Output the data word for word, dropping every image.

++++

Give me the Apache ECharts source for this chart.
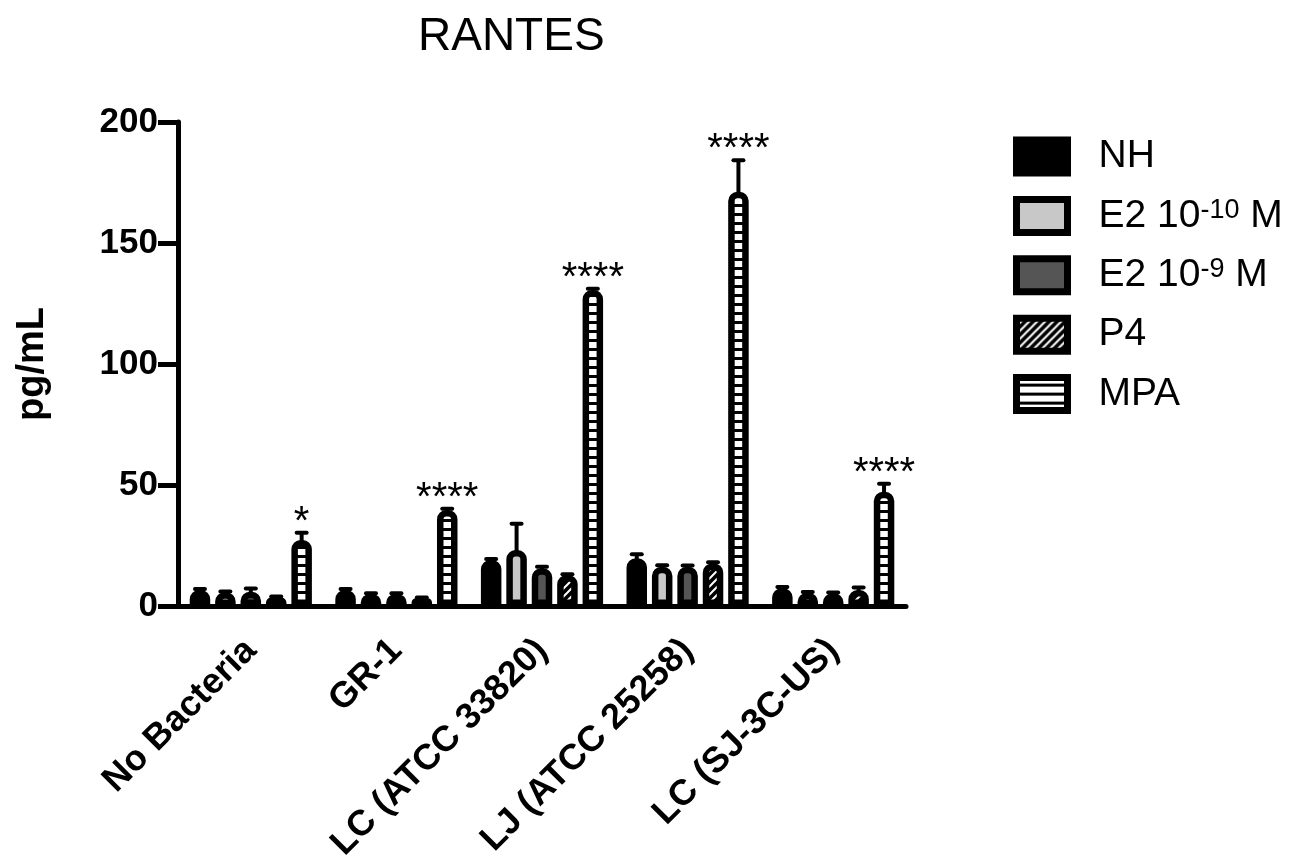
<!DOCTYPE html>
<html>
<head>
<meta charset="utf-8">
<title>RANTES</title>
<script src="https://cdn.jsdelivr.net/npm/echarts@6/dist/echarts.min.js"></script>
<style>
  html, body { margin: 0; padding: 0; background: #fff; }
  #chart { width: 1303px; height: 865px; }
</style>
</head>
<body>
<div id="chart"></div>
<script>
// ---- data ----
const categories = ['No Bacteria', 'GR-1', 'LC (ATCC 33820)', 'LJ (ATCC 25258)', 'LC (SJ-3C-US)'];
const seriesNames = ['NH', 'E2 10-10 M', 'E2 10-9 M', 'P4', 'MPA'];

const nhMean     = [6.6, 6.6, 19.0, 19.7, 7.3];
const nhErr      = [0.4, 0.4, 0.4, 1.7, 0.6];
const e2lowMean  = [5.7, 5.0, 23.1, 16.2, 5.5];
const e2lowErr   = [0.3, 0.3, 10.9, 0.6, 0.3];
const e2highMean = [5.9, 5.0, 15.6, 16.2, 5.3];
const e2highErr  = [1.3, 0.3, 0.6, 0.5, 0.3];
const p4Mean     = [3.6, 3.2, 12.8, 17.6, 6.6];
const p4Err      = [0.3, 0.3, 0.3, 0.5, 1.0];
const mpaMean    = [27.3, 39.7, 130.6, 171.2, 47.2];
const mpaErr     = [3.0, 0.5, 0.5, 13.0, 3.3];

const mpaSignificance = ['*', '****', '****', '****', '****'];
const yTicks = [0, 50, 100, 150, 200];

// ---- fill patterns ----
function makeTile(w, h, draw) {
  const c = document.createElement('canvas');
  c.width = w; c.height = h;
  draw(c.getContext('2d'));
  return c;
}
const hatchTile = makeTile(8, 8, ctx => {
  ctx.fillStyle = '#000'; ctx.fillRect(0, 0, 8, 8);
  ctx.strokeStyle = '#fff'; ctx.lineWidth = 2;
  ctx.beginPath();
  ctx.moveTo(-4, 4); ctx.lineTo(4, -4);
  ctx.moveTo(0, 8); ctx.lineTo(8, 0);
  ctx.moveTo(4, 12); ctx.lineTo(12, 4);
  ctx.stroke();
});
const stripeTile = makeTile(12, 9, ctx => {
  ctx.fillStyle = '#fff'; ctx.fillRect(0, 0, 12, 9);
  ctx.fillStyle = '#000'; ctx.fillRect(0, 6, 12, 3);
});

const FONT = '"Liberation Sans", Arial, Helvetica, sans-serif';
const BAR_W = 20.5;      // outer bar width incl. border
const BAR_GAP = 0.24;
const STEP = BAR_W * (1 + BAR_GAP);

const means = [nhMean, e2lowMean, e2highMean, p4Mean, mpaMean];
const errs = [nhErr, e2lowErr, e2highErr, p4Err, mpaErr];
const fills = [
  '#000000',
  '#c8c8c8',
  '#555555',
  { image: hatchTile, repeat: 'repeat' },
  { image: stripeTile, repeat: 'repeat' }
];

const barSeries = seriesNames.map((name, i) => ({
  name,
  type: 'bar',
  data: means[i],
  barWidth: BAR_W,
  barGap: (BAR_GAP * 100) + '%',
  itemStyle: {
    color: fills[i],
    borderColor: '#000',
    borderWidth: 6.5,
    borderRadius: [6, 6, 0, 0]
  },
  z: 2
}));

// error bars (upper only) and significance marks
const errSeries = seriesNames.map((name, i) => ({
  name: name + ' SEM',
  type: 'custom',
  z: 3,
  data: categories.map((c, j) => [j, means[i][j], errs[i][j]]),
  encode: { x: 0, y: 1 },
  renderItem: (params, api) => {
    const cat = api.value(0), val = api.value(1), err = api.value(2);
    const base = api.coord([cat, val]);
    const top = api.coord([cat, val + err]);
    const x = base[0] + (i - 2) * STEP;
    const children = [
      { type: 'line', shape: { x1: x, y1: base[1] + 2, x2: x, y2: top[1] },
        style: { stroke: '#000', lineWidth: 4 } },
      { type: 'line', shape: { x1: x - 5, y1: top[1], x2: x + 5, y2: top[1] },
        style: { stroke: '#000', lineWidth: 4, lineCap: 'round' } }
    ];
    if (i === 4) {
      children.push({
        type: 'text', x: x, y: top[1] - 10,
        style: {
          text: mpaSignificance[params.dataIndex], fill: '#000',
          font: '40px ' + FONT, align: 'center', verticalAlign: 'middle'
        }
      });
    }
    return { type: 'group', children };
  }
}));

const legendRich = {
  base: { fontSize: 39, fontFamily: FONT, color: '#000', lineHeight: 38 },
  sup: { fontSize: 27, fontFamily: FONT, color: '#000', lineHeight: 20, verticalAlign: 'top' }
};

const chart = echarts.init(document.getElementById('chart'), null, { renderer: 'canvas' });
chart.setOption({
  animation: false,
  backgroundColor: '#fff',
  title: {
    text: 'RANTES',
    left: 413, top: 9,
    textStyle: { fontSize: 46, fontWeight: 'normal', fontFamily: FONT, color: '#000' }
  },
  legend: {
    data: seriesNames,
    orient: 'vertical',
    left: 1013, top: 136.5,
    padding: 0,
    icon: 'rect',
    itemWidth: 51, itemHeight: 33, itemGap: 19.4,
    selectedMode: false,
    itemStyle: { borderColor: '#000', borderWidth: 7 },
    formatter: name => {
      const m = name.match(/^(E2 10)(-\d+)( M)$/);
      if (m) return '{base|' + m[1] + '}{sup|' + m[2] + '}{base| M}';
      return '{base|' + name + '}';
    },
    textStyle: { rich: legendRich, padding: [0, 0, 0, 26] }
  },
  grid: { left: 178, right: 397, top: 122, bottom: 259, containLabel: false },
  xAxis: {
    type: 'category',
    data: categories,
    axisLine: { lineStyle: { color: '#000', width: 5 } },
    axisTick: { alignWithLabel: true, length: 20, lineStyle: { color: '#000', width: 5 } },
    axisLabel: {
      rotate: 45, interval: 0, margin: 39,
      color: '#000', fontSize: 36, fontWeight: 'bold', fontFamily: FONT,
      align: 'right', verticalAlign: 'middle'
    }
  },
  yAxis: {
    type: 'value',
    min: yTicks[0], max: yTicks[yTicks.length - 1], interval: 50,
    name: 'pg/mL',
    nameLocation: 'middle',
    nameGap: 126,
    nameTextStyle: { fontSize: 38, fontWeight: 'bold', fontFamily: FONT, color: '#000' },
    axisLine: { show: true, lineStyle: { color: '#000', width: 5 } },
    axisTick: { show: true, length: 20, lineStyle: { color: '#000', width: 5 } },
    axisLabel: { margin: 20, color: '#000', fontSize: 35, fontWeight: 'bold', fontFamily: FONT },
    splitLine: { show: false }
  },
  series: [...barSeries, ...errSeries]
});
</script>
</body>
</html>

++++

Correct result →
Give me the Apache ECharts source for this chart.
<!DOCTYPE html>
<html>
<head>
<meta charset="utf-8">
<title>RANTES</title>
<script src="https://cdn.jsdelivr.net/npm/echarts@6/dist/echarts.min.js"></script>
<style>
  html, body { margin: 0; padding: 0; background: #fff; }
  #chart { width: 1303px; height: 865px; }
</style>
</head>
<body>
<div id="chart"></div>
<script>
// ---- data ----
const categories = ['No Bacteria', 'GR-1', 'LC (ATCC 33820)', 'LJ (ATCC 25258)', 'LC (SJ-3C-US)'];
const seriesNames = ['NH', 'E2 10-10 M', 'E2 10-9 M', 'P4', 'MPA'];

const nhMean     = [6.6, 6.6, 19.0, 19.7, 7.3];
const nhErr      = [0.4, 0.4, 0.4, 1.7, 0.6];
const e2lowMean  = [5.7, 5.0, 23.1, 16.2, 5.5];
const e2lowErr   = [0.3, 0.3, 10.9, 0.6, 0.3];
const e2highMean = [5.9, 5.0, 15.6, 16.2, 5.3];
const e2highErr  = [1.3, 0.3, 0.6, 0.5, 0.3];
const p4Mean     = [3.6, 3.2, 12.8, 17.6, 6.6];
const p4Err      = [0.3, 0.3, 0.3, 0.5, 1.0];
const mpaMean    = [27.3, 39.7, 130.6, 171.2, 47.2];
const mpaErr     = [3.0, 0.5, 0.5, 13.0, 3.3];

const mpaSignificance = ['*', '****', '****', '****', '****'];
const yTicks = [0, 50, 100, 150, 200];

// ---- fill patterns ----
function makeTile(w, h, draw) {
  const c = document.createElement('canvas');
  c.width = w; c.height = h;
  draw(c.getContext('2d'));
  return c;
}
const hatchTile = makeTile(8, 8, ctx => {
  ctx.fillStyle = '#000'; ctx.fillRect(0, 0, 8, 8);
  ctx.strokeStyle = '#fff'; ctx.lineWidth = 2;
  ctx.beginPath();
  ctx.moveTo(-4, 4); ctx.lineTo(4, -4);
  ctx.moveTo(0, 8); ctx.lineTo(8, 0);
  ctx.moveTo(4, 12); ctx.lineTo(12, 4);
  ctx.stroke();
});
const stripeTile = makeTile(12, 9, ctx => {
  ctx.fillStyle = '#fff'; ctx.fillRect(0, 0, 12, 9);
  ctx.fillStyle = '#000'; ctx.fillRect(0, 6, 12, 3);
});

const FONT = '"Liberation Sans", Arial, Helvetica, sans-serif';
const BAR_W = 20.5;      // outer bar width incl. border
const BAR_GAP = 0.24;
const STEP = BAR_W * (1 + BAR_GAP);

const means = [nhMean, e2lowMean, e2highMean, p4Mean, mpaMean];
const errs = [nhErr, e2lowErr, e2highErr, p4Err, mpaErr];
const fills = [
  '#000000',
  '#c8c8c8',
  '#555555',
  { image: hatchTile, repeat: 'repeat' },
  { image: stripeTile, repeat: 'repeat' }
];

const barSeries = seriesNames.map((name, i) => ({
  name,
  type: 'bar',
  data: means[i],
  barWidth: BAR_W,
  barGap: (BAR_GAP * 100) + '%',
  itemStyle: {
    color: fills[i],
    borderColor: '#000',
    borderWidth: 6.5,
    borderRadius: [6, 6, 0, 0]
  },
  z: 2
}));

// error bars (upper only) and significance marks
const errSeries = seriesNames.map((name, i) => ({
  name: name + ' SEM',
  type: 'custom',
  z: 3,
  data: categories.map((c, j) => [j, means[i][j], errs[i][j]]),
  encode: { x: 0, y: 1 },
  renderItem: (params, api) => {
    const cat = api.value(0), val = api.value(1), err = api.value(2);
    const base = api.coord([cat, val]);
    const top = api.coord([cat, val + err]);
    const x = base[0] + (i - 2) * STEP;
    const children = [
      { type: 'line', shape: { x1: x, y1: base[1] + 2, x2: x, y2: top[1] },
        style: { stroke: '#000', lineWidth: 4 } },
      { type: 'line', shape: { x1: x - 5, y1: top[1], x2: x + 5, y2: top[1] },
        style: { stroke: '#000', lineWidth: 4, lineCap: 'round' } }
    ];
    if (i === 4) {
      children.push({
        type: 'text', x: x, y: top[1] - 10,
        style: {
          text: mpaSignificance[params.dataIndex], fill: '#000',
          font: '40px ' + FONT, align: 'center', verticalAlign: 'middle'
        }
      });
    }
    return { type: 'group', children };
  }
}));

const legendRich = {
  base: { fontSize: 39, fontFamily: FONT, color: '#000', lineHeight: 38 },
  sup: { fontSize: 27, fontFamily: FONT, color: '#000', lineHeight: 20, verticalAlign: 'top' }
};

const chart = echarts.init(document.getElementById('chart'), null, { renderer: 'canvas' });
chart.setOption({
  animation: false,
  backgroundColor: '#fff',
  title: {
    text: 'RANTES',
    left: 413, top: 9,
    textStyle: { fontSize: 46, fontWeight: 'normal', fontFamily: FONT, color: '#000' }
  },
  legend: {
    data: seriesNames,
    orient: 'vertical',
    left: 1013, top: 136.5,
    padding: 0,
    icon: 'rect',
    itemWidth: 51, itemHeight: 33, itemGap: 19.4,
    selectedMode: false,
    itemStyle: { borderColor: '#000', borderWidth: 7 },
    formatter: name => {
      const m = name.match(/^(E2 10)(-\d+)( M)$/);
      if (m) return '{base|' + m[1] + '}{sup|' + m[2] + '}{base| M}';
      return '{base|' + name + '}';
    },
    textStyle: { rich: legendRich, padding: [0, 0, 0, 26] }
  },
  grid: { left: 178, right: 397, top: 122, bottom: 259, containLabel: false },
  xAxis: {
    type: 'category',
    data: categories,
    axisLine: { lineStyle: { color: '#000', width: 5 } },
    axisTick: { alignWithLabel: true, length: 20, lineStyle: { color: '#000', width: 5 } },
    axisLabel: {
      rotate: 45, interval: 0, margin: 39,
      color: '#000', fontSize: 36, fontWeight: 'bold', fontFamily: FONT,
      align: 'right', verticalAlign: 'middle'
    }
  },
  yAxis: {
    type: 'value',
    min: yTicks[0], max: yTicks[yTicks.length - 1], interval: 50,
    name: 'pg/mL',
    nameLocation: 'middle',
    nameGap: 126,
    nameTextStyle: { fontSize: 38, fontWeight: 'bold', fontFamily: FONT, color: '#000' },
    axisLine: { show: true, lineStyle: { color: '#000', width: 5 } },
    axisTick: { show: true, length: 20, lineStyle: { color: '#000', width: 5 } },
    axisLabel: { margin: 20, color: '#000', fontSize: 35, fontWeight: 'bold', fontFamily: FONT },
    splitLine: { show: false }
  },
  series: [...barSeries, ...errSeries]
});
</script>
</body>
</html>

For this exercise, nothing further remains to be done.